Harriet was still shaking her head.

“Oh, think of someone else for a change,” the old woman told her. “I know your type. You’re filled with your own selfimportance; the whole world revolves around you. It’s a party here, an evening of dancing there, theatre, clubs, cabaret, with never a thought for those less fortunate. What would it hurt you to give a bit of love and affection to a poor, lonely monster?”

I’ve gone all demented, Harriet thought. All of this—the monster, the lunatic calm of the old woman—none of it was real. None of it could be real.

“Do you think he likes being this way?” Flora demanded.

Her voice grew sharp and the monster shifted nervously at the tone of her anger, the way a dog might bristle, catching its master’s mood.

“It’s got nothing to do with me,” Harriet said, surprising herself that she could still find the courage to stand up for herself. “I’m not like you think I am and I had nothing to do with what happened to that—to Frank.”

“It’s got everything to do with you,” the old woman replied. “It’s got to do with caring and family and good Samaritanism and decency and long, lasting relationships.”

“You can’t force a person into something like that,” Harriet argued.

Flora sighed. “Sometimes, in these times, it’s the only way. There’s a sickness abroad in the world, child; your denial of what’s right and true is as much a cause as a symptom.”

“You’re the one that’s sick!” Harriet cried.

She bolted for the building’s front doors, praying they weren’t locked. The monster was too far away and moved too slowly to stop her.
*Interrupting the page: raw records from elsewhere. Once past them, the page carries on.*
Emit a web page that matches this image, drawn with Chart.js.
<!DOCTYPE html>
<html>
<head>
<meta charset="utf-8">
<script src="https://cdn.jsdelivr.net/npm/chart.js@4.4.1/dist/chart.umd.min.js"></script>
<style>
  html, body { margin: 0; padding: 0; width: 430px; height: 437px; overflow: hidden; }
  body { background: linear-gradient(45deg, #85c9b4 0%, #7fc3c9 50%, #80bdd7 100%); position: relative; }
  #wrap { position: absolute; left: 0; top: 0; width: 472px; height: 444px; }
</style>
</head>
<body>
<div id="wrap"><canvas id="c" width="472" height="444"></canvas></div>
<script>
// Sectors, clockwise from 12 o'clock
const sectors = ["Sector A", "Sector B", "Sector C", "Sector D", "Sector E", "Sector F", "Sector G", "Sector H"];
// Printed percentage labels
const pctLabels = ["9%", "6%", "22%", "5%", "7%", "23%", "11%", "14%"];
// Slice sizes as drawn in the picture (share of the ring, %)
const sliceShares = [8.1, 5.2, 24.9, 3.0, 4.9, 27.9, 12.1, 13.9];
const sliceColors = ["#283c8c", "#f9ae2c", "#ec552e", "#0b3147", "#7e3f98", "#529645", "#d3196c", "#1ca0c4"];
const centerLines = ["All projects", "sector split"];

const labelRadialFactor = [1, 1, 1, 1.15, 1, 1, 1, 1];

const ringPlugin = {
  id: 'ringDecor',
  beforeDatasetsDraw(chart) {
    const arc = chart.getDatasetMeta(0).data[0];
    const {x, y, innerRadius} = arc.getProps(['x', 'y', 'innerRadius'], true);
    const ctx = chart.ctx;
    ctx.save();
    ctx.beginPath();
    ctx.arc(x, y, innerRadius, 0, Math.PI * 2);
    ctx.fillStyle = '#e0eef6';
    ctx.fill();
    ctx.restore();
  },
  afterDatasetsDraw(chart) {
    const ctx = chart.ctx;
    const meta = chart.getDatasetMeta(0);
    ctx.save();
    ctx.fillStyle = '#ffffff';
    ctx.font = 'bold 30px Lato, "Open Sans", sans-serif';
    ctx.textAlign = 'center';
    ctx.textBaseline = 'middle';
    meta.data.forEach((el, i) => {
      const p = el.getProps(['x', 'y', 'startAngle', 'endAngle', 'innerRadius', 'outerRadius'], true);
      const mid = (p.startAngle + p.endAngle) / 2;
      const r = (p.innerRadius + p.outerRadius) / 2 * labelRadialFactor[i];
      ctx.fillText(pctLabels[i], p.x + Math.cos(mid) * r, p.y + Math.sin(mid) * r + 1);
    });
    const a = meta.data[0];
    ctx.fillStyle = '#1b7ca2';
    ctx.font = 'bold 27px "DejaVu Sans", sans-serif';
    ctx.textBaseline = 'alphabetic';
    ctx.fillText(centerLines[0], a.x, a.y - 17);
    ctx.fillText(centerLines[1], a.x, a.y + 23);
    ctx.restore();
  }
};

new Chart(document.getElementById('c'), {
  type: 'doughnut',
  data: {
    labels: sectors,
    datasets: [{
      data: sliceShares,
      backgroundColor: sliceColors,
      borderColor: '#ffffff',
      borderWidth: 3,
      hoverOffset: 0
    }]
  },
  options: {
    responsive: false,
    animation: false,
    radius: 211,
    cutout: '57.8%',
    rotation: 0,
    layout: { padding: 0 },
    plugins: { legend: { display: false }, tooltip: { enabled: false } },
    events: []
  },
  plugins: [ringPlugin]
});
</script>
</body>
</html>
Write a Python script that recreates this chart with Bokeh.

The old woman was closer and quicker, but in her panic, Harriet found the strength to fling her bodily away. She raced for the glass doors that led out of the foyer and into the storm.

The wind almost drove her back inside when she finally got a door open, but she pressed against it, through the door and out onto the street. The whirling snow, driven by the mad, capricious wind, soon stole away all sense of direction, but she didn’t dare stop. She plowed through drifts, blinded by the snow, head bent against the howling wind, determined to put as much distance between herself and what she fled.

Oh god, she thought at one point. My purse was back there. My ID. They know where I live. They can come and get me at home, or at work, anytime they want.

But mostly she fought the snow and wind. How long she fled through the blizzard, she had no way of knowing. It might have been an hour, it might have been the whole night. She was shaking with cold and fear when she stumbled to the ground one last time and couldn’t get up.

She lay there, a delicious sense of warmth enveloping her. All she had to do was let go, she realized.